Entries with chart source code
========

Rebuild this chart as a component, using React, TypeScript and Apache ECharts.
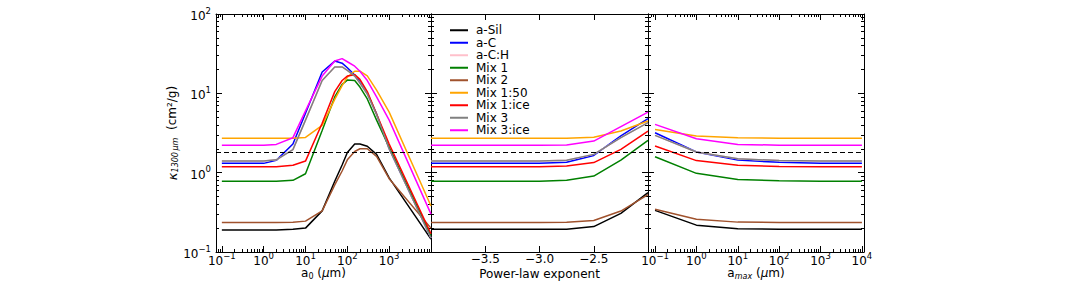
import React, { useEffect, useRef } from 'react';
import * as echarts from 'echarts';

const FONT = 'DejaVu Sans';

const SERIES_NAMES = ['a-Sil', 'a-C', 'a-C:H', 'Mix 1', 'Mix 2', 'Mix 1:50', 'Mix 1:ice', 'Mix 3', 'Mix 3:ice'];
const SERIES_COLORS = ['#000000', '#0000ff', '#ffc0cb', '#008000', '#a0522d', '#ffa500', '#ff0000', '#808080', '#ff00ff'];

// Panel 1: kappa vs a0 (um)
const A0_UM = [0.1, 1, 2, 5, 10, 25, 50, 75, 100, 150, 200, 300, 500, 1000, 10000];
const A0_ASIL = [0.19, 0.19, 0.19, 0.193, 0.2, 0.33, 0.78, 1.25, 1.8, 2.3, 2.3, 2.15, 1.7, 0.86, 0.145];
const A0_AC = [1.31, 1.31, 1.43, 2.3, 5.6, 18.6, 25.5, 24, 21, 17, 14, 10, 5.5, 2.0, 0.15];
const A0_ACH = [1.4, 1.4, 1.45, 1.95, 4.6, 14.5, 21.5, 21.5, 19.5, 16.5, 13.5, 9.8, 5.4, 2.0, 0.15];
const A0_MIX1 = [0.78, 0.78, 0.78, 0.8, 0.97, 3.4, 9.0, 13, 14.7, 14.5, 12, 8.5, 4.6, 2.1, 0.16];
const A0_MIX2 = [0.235, 0.235, 0.235, 0.237, 0.245, 0.33, 0.7, 1.05, 1.45, 1.85, 2.0, 2.0, 1.6, 0.84, 0.2];
const A0_MIX150 = [2.71, 2.71, 2.71, 2.72, 2.78, 3.94, 8.4, 12.5, 16, 19, 19, 16.6, 11, 5.8, 0.38];
const A0_MIX1ICE = [1.19, 1.19, 1.19, 1.24, 1.4, 4.2, 10.5, 14.5, 16.5, 17.2, 15, 10.5, 5.5, 2.3, 0.17];
const A0_MIX3 = [1.4, 1.4, 1.45, 1.95, 4.6, 14.5, 21.5, 21.5, 19.5, 16.5, 13.5, 9.8, 5.4, 2.0, 0.15];
const A0_MIX3ICE = [2.21, 2.21, 2.27, 2.76, 6.0, 16.5, 25.5, 27.4, 25, 22, 19, 14.5, 9, 4.6, 0.3];

// Panel 2: kappa vs power-law exponent
const EXPONENTS = [-4, -3.75, -3.5, -3.25, -3, -2.75, -2.5, -2.25, -2];
const P_ASIL = [0.193, 0.193, 0.193, 0.193, 0.193, 0.194, 0.209, 0.307, 0.56];
const P_AC = [1.31, 1.31, 1.31, 1.31, 1.31, 1.35, 1.65, 2.9, 4.8];
const P_ACH = [1.4, 1.4, 1.4, 1.4, 1.4, 1.43, 1.7, 2.76, 4.27];
const P_MIX1 = [0.78, 0.78, 0.78, 0.78, 0.78, 0.8, 0.906, 1.44, 2.55];
const P_MIX2 = [0.235, 0.235, 0.235, 0.235, 0.235, 0.237, 0.25, 0.328, 0.53];
const P_MIX150 = [2.71, 2.71, 2.71, 2.71, 2.71, 2.72, 2.8, 3.35, 4.47];
const P_MIX1ICE = [1.19, 1.19, 1.19, 1.19, 1.19, 1.21, 1.34, 1.97, 3.35];
const P_MIX3 = [1.4, 1.4, 1.4, 1.4, 1.4, 1.43, 1.7, 2.76, 4.27];
const P_MIX3ICE = [2.21, 2.21, 2.21, 2.21, 2.21, 2.23, 2.5, 3.8, 5.8];

// Panel 3: kappa vs amax (um)
const AMAX_UM = [0.1, 1, 10, 100, 1000, 10000];
const M_ASIL = [0.335, 0.218, 0.197, 0.194, 0.193, 0.193];
const M_AC = [3.19, 1.82, 1.44, 1.35, 1.31, 1.31];
const M_ACH = [2.95, 1.82, 1.5, 1.42, 1.4, 1.4];
const M_MIX1 = [1.59, 0.98, 0.82, 0.79, 0.78, 0.78];
const M_MIX2 = [0.345, 0.258, 0.238, 0.236, 0.235, 0.235];
const M_MIX150 = [3.51, 2.9, 2.75, 2.72, 2.71, 2.71];
const M_MIX1ICE = [2.17, 1.42, 1.24, 1.2, 1.19, 1.19];
const M_MIX3 = [2.95, 1.82, 1.5, 1.42, 1.4, 1.4];
const M_MIX3ICE = [4.06, 2.68, 2.27, 2.22, 2.21, 2.21];

const THRESHOLD = 1.84;

const Y_TICK_EXP = [-1, 0, 1, 2];
const LEFT_X_TICK_EXP = [-1, 0, 1, 2, 3, 4];
const LEFT_X_LABEL_EXP = [-1, 0, 1, 2, 3];
const RIGHT_X_TICK_EXP = [-1, 0, 1, 2, 3, 4];
const P_TICKS = [-3.5, -3.0, -2.5];

const A0_VALUES = [A0_ASIL, A0_AC, A0_ACH, A0_MIX1, A0_MIX2, A0_MIX150, A0_MIX1ICE, A0_MIX3, A0_MIX3ICE];
const P_VALUES = [P_ASIL, P_AC, P_ACH, P_MIX1, P_MIX2, P_MIX150, P_MIX1ICE, P_MIX3, P_MIX3ICE];
const M_VALUES = [M_ASIL, M_AC, M_ACH, M_MIX1, M_MIX2, M_MIX150, M_MIX1ICE, M_MIX3, M_MIX3ICE];

function logMinors(lo: number, hi: number) {
  const out: number[] = [];
  for (let n = -3; n <= 5; n++) {
    for (let k = 2; k <= 9; k++) {
      const v = n + Math.log10(k);
      if (v > lo + 1e-9 && v < hi - 1e-9) out.push(v);
    }
  }
  return out;
}

function supLabel(v: number) {
  const n = Math.round(v);
  const s = n < 0 ? '\u2212' + Math.abs(n) : String(n);
  return `{b|10}{s|${s}}`;
}

const SUP_RICH = {
  b: { fontSize: 12, fontFamily: FONT, color: '#000', lineHeight: 16, verticalAlign: 'bottom' },
  s: { fontSize: 8.5, fontFamily: FONT, color: '#000', lineHeight: 9, verticalAlign: 'top' },
};

const NAME_RICH = {
  t: { fontSize: 12, fontFamily: FONT, color: '#000', verticalAlign: 'top', lineHeight: 13 },
  it: { fontSize: 12, fontFamily: FONT, fontStyle: 'italic', color: '#000', verticalAlign: 'top', lineHeight: 13 },
  k: { fontSize: 13, fontFamily: FONT, fontStyle: 'italic', color: '#000', verticalAlign: 'top', lineHeight: 13 },
  sub: { fontSize: 8, fontFamily: FONT, color: '#000', verticalAlign: 'bottom', lineHeight: 8 },
  subi: { fontSize: 8, fontFamily: FONT, fontStyle: 'italic', color: '#000', verticalAlign: 'bottom', lineHeight: 8 },
};

function buildAxes(
  dim: 'x' | 'y',
  gridIndex: number,
  min: number,
  max: number,
  majors: number[],
  minors: number[],
  label: any,
  name: any
) {
  const positions = dim === 'x' ? ['bottom', 'top'] : ['left', 'right'];
  const out: any[] = [];
  positions.forEach((pos, i) => {
    out.push({
      type: 'value',
      gridIndex,
      min,
      max,
      position: pos,
      splitLine: { show: false },
      axisPointer: { show: false },
      axisLine: { show: true, onZero: false, lineStyle: { color: '#000', width: 1 } },
      axisTick: { show: true, inside: true, length: 6, customValues: majors, lineStyle: { color: '#000', width: 1 } },
      axisLabel: i === 0 && label ? label : { show: false },
      ...(i === 0 && name ? name : {}),
    });
    if (minors.length) {
      out.push({
        type: 'value',
        gridIndex,
        min,
        max,
        position: pos,
        splitLine: { show: false },
        axisPointer: { show: false },
        axisLine: { show: false, onZero: false },
        axisTick: { show: true, inside: true, length: 3, customValues: minors, lineStyle: { color: '#000', width: 1 } },
        axisLabel: { show: false },
      });
    }
  });
  return out;
}

function buildOption() {
  const gridBase = { top: 14, height: 238, containLabel: false, outerBoundsMode: 'none' };
  const grids = [
    { ...gridBase, left: 216, width: 215 },
    { ...gridBase, left: 431, width: 217 },
    { ...gridBase, left: 648, width: 216 },
  ];
  const xRanges = [
    [-1.14, 4.0],
    [-4, -2],
    [-1.17, 4.05],
  ];
  const yMin = -1;
  const yMax = 2;

  const xAxes: any[] = [];
  const yAxes: any[] = [];
  const xIdx: number[] = [];
  const yIdx: number[] = [];

  const logLabel = (values: number[]) => ({
    show: true,
    customValues: values,
    margin: -1,
    formatter: (v: number) => supLabel(v),
    rich: SUP_RICH,
  });

  const X_NAME_GAP = 15;

  for (let g = 0; g < 3; g++) {
    const [lo, hi] = xRanges[g];
    xIdx.push(xAxes.length);
    let axes;
    if (g === 0) {
      axes = buildAxes('x', g, lo, hi, LEFT_X_TICK_EXP, logMinors(lo, hi), logLabel(LEFT_X_LABEL_EXP), {
        name: '{t|a}{sub|0}{t| (}{it|\u03bc}{t|m)}',
        nameLocation: 'middle',
        nameGap: X_NAME_GAP,
        nameMoveOverlap: false,
        nameTextStyle: { rich: NAME_RICH, verticalAlign: 'top' },
      });
    } else if (g === 1) {
      axes = buildAxes('x', g, lo, hi, P_TICKS, [], {
        show: true,
        customValues: P_TICKS,
        margin: 0,
        fontSize: 12,
        lineHeight: 13,
        fontFamily: FONT,
        color: '#000',
        formatter: (v: number) => (v < 0 ? '\u2212' : '') + Math.abs(v).toFixed(1),
      }, {
        name: 'Power-law exponent',
        nameLocation: 'middle',
        nameGap: X_NAME_GAP,
        nameMoveOverlap: false,
        nameTextStyle: { fontSize: 12, fontFamily: FONT, color: '#000', lineHeight: 13, verticalAlign: 'top' },
      });
    } else {
      axes = buildAxes('x', g, lo, hi, RIGHT_X_TICK_EXP, logMinors(lo, hi), logLabel(RIGHT_X_TICK_EXP), {
        name: '{t|a}{subi|max}{t| (}{it|\u03bc}{t|m)}',
        nameLocation: 'middle',
        nameGap: X_NAME_GAP,
        nameMoveOverlap: false,
        nameTextStyle: { rich: NAME_RICH, verticalAlign: 'top' },
      });
    }
    xAxes.push(...axes);
  }

  for (let g = 0; g < 3; g++) {
    yIdx.push(yAxes.length);
    const label = g === 0
      ? { show: true, customValues: Y_TICK_EXP, margin: 5, formatter: (v: number) => supLabel(v), rich: SUP_RICH }
      : null;
    const name = g === 0
      ? {
          name: '{k|\u03ba}{subi|1300\u2009\u03bcm}{t|  (cm\u00b2/g)}',
          nameLocation: 'middle',
          nameRotate: 90,
          nameGap: 32,
          nameTextStyle: { rich: NAME_RICH },
        }
      : null;
    yAxes.push(...buildAxes('y', g, yMin, yMax, Y_TICK_EXP, logMinors(yMin, yMax), label, name));
  }

  const panels = [
    { xs: A0_UM.map((v) => Math.log10(v)), vals: A0_VALUES },
    { xs: EXPONENTS, vals: P_VALUES },
    { xs: AMAX_UM.map((v) => Math.log10(v)), vals: M_VALUES },
  ];

  const series: any[] = [];
  panels.forEach((p, g) => {
    SERIES_NAMES.forEach((name, i) => {
      const s: any = {
        type: 'line',
        name,
        xAxisIndex: xIdx[g],
        yAxisIndex: yIdx[g],
        data: p.xs.map((x, j) => [x, Math.log10(p.vals[i][j])]),
        symbol: 'none',
        showSymbol: false,
        silent: true,
        lineStyle: { color: SERIES_COLORS[i], width: 1.5 },
        itemStyle: { color: SERIES_COLORS[i] },
        emphasis: { disabled: true },
      };
      if (i === 0) {
        s.markLine = {
          silent: true,
          symbol: ['none', 'none'],
          label: { show: false },
          lineStyle: { color: '#000', type: [5, 3], width: 1.2 },
          data: [{ yAxis: Math.log10(THRESHOLD) }],
        };
      }
      series.push(s);
    });
  });

  return {
    animation: false,
    backgroundColor: '#ffffff',
    textStyle: { fontFamily: FONT },
    grid: grids,
    xAxis: xAxes,
    yAxis: yAxes,
    legend: {
      data: SERIES_NAMES,
      orient: 'vertical',
      left: 445,
      top: 19,
      itemWidth: 18,
      itemHeight: 2,
      itemGap: 0,
      icon: 'rect',
      selectedMode: false,
      textStyle: { fontSize: 12, fontFamily: FONT, color: '#000', lineHeight: 12.5, padding: [0, 0, 0, 3] },
    },
    series,
  };
}

export default function App() {
  const ref = useRef<HTMLDivElement>(null);
  useEffect(() => {
    if (!ref.current) return;
    const chart = echarts.init(ref.current, null, { renderer: 'svg' });
    chart.setOption(buildOption() as any);
    return () => chart.dispose();
  }, []);
  return <div ref={ref} style={{ position: 'absolute', left: 0, top: 0, width: 1080, height: 281 }} />;
}
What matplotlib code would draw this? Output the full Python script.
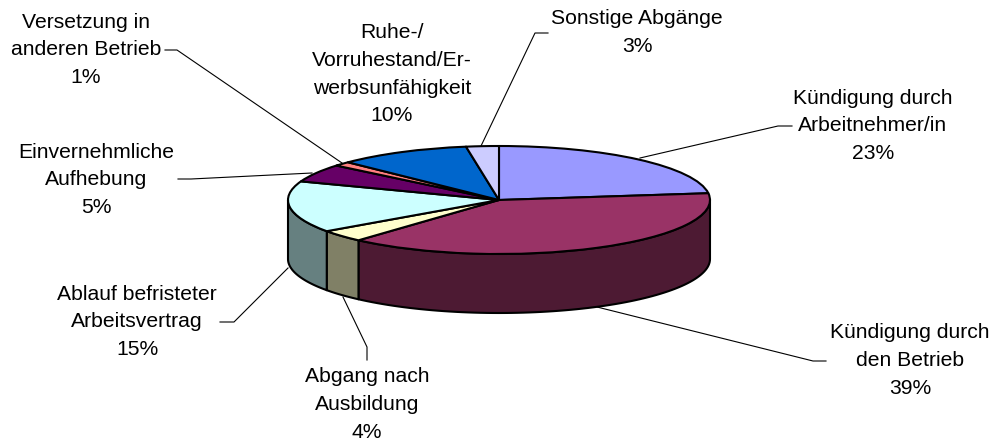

========

Begin at the first line of the records and please reproduce every line exactly through the one containing "9, 4.6, 0.3];", leaving all pictures out.

Rebuild this chart as a component, using React, TypeScript and Apache ECharts.
import React, { useEffect, useRef } from 'react';
import * as echarts from 'echarts';

const FONT = 'DejaVu Sans';

const SERIES_NAMES = ['a-Sil', 'a-C', 'a-C:H', 'Mix 1', 'Mix 2', 'Mix 1:50', 'Mix 1:ice', 'Mix 3', 'Mix 3:ice'];
const SERIES_COLORS = ['#000000', '#0000ff', '#ffc0cb', '#008000', '#a0522d', '#ffa500', '#ff0000', '#808080', '#ff00ff'];

// Panel 1: kappa vs a0 (um)
const A0_UM = [0.1, 1, 2, 5, 10, 25, 50, 75, 100, 150, 200, 300, 500, 1000, 10000];
const A0_ASIL = [0.19, 0.19, 0.19, 0.193, 0.2, 0.33, 0.78, 1.25, 1.8, 2.3, 2.3, 2.15, 1.7, 0.86, 0.145];
const A0_AC = [1.31, 1.31, 1.43, 2.3, 5.6, 18.6, 25.5, 24, 21, 17, 14, 10, 5.5, 2.0, 0.15];
const A0_ACH = [1.4, 1.4, 1.45, 1.95, 4.6, 14.5, 21.5, 21.5, 19.5, 16.5, 13.5, 9.8, 5.4, 2.0, 0.15];
const A0_MIX1 = [0.78, 0.78, 0.78, 0.8, 0.97, 3.4, 9.0, 13, 14.7, 14.5, 12, 8.5, 4.6, 2.1, 0.16];
const A0_MIX2 = [0.235, 0.235, 0.235, 0.237, 0.245, 0.33, 0.7, 1.05, 1.45, 1.85, 2.0, 2.0, 1.6, 0.84, 0.2];
const A0_MIX150 = [2.71, 2.71, 2.71, 2.72, 2.78, 3.94, 8.4, 12.5, 16, 19, 19, 16.6, 11, 5.8, 0.38];
const A0_MIX1ICE = [1.19, 1.19, 1.19, 1.24, 1.4, 4.2, 10.5, 14.5, 16.5, 17.2, 15, 10.5, 5.5, 2.3, 0.17];
const A0_MIX3 = [1.4, 1.4, 1.45, 1.95, 4.6, 14.5, 21.5, 21.5, 19.5, 16.5, 13.5, 9.8, 5.4, 2.0, 0.15];
const A0_MIX3ICE = [2.21, 2.21, 2.27, 2.76, 6.0, 16.5, 25.5, 27.4, 25, 22, 19, 14.5, 9, 4.6, 0.3];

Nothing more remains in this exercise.